According to the Mayo Clinic, a raised, itchy rash on a tattoo usually is the result of an allergic reaction to tattoo ink. Red, green, yellow and blue inks are the most common offenders, but an allergy to any color ink is possible. Allergic reactions can occur immediately or years after getting a tattoo.
Tattoo artists create tattoos by pricking the skin repeatedly with a needle that contains dye. A tattoo breaks the skin, so infection, inflammation, allergic reactions and scarring are always a risk. Allergic reactions typically cause itching, while infections cause pain, redness, swelling and pus-like drainage, the Mayo Clinic explains. Inflammation sometimes manifests as small, painless bumps called granulomas. Deposits of scar tissue, called keloids, also occur around some tattoos.
According to the Metanomicon, proper attention to the kind of ink used in the tattooing process minimizes the risk of allergic reactions. Metal-based inks are particularly allergenic, so request an organic, vegetable-based dye if you are prone to allergies.

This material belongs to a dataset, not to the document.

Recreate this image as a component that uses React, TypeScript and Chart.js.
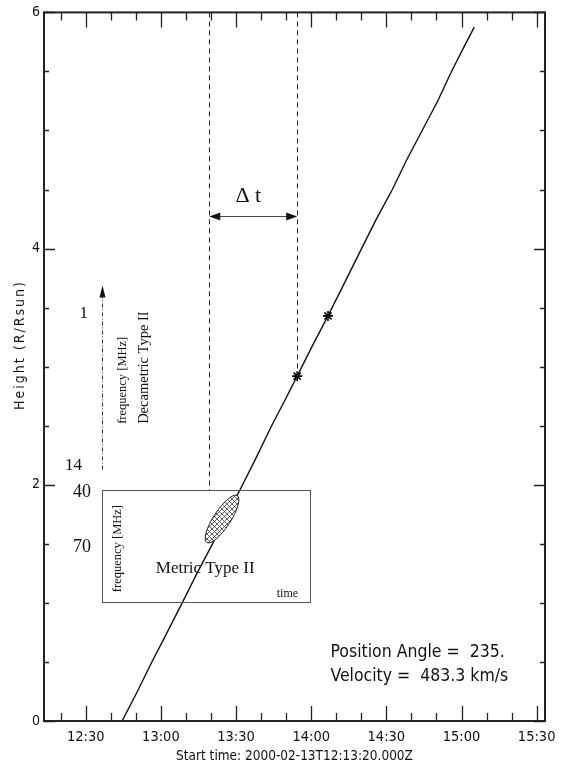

Skin reactions are also minimized with proper aftercare of the tattoo. Metanomicon says to wash the area gently with warm, soapy water, and pat it dry with clean paper towels. Use a non-greasy moisturizer, and avoid petroleum jelly, antibiotic ointments or topical antihistamines, such as diphenhydramine spray or hydrocortisone. Within four to six hours, remove the dressing that the tattoo artist applied, and leave the area open to the air. Take showers rather than baths, and don't go swimming until the area is completely healed.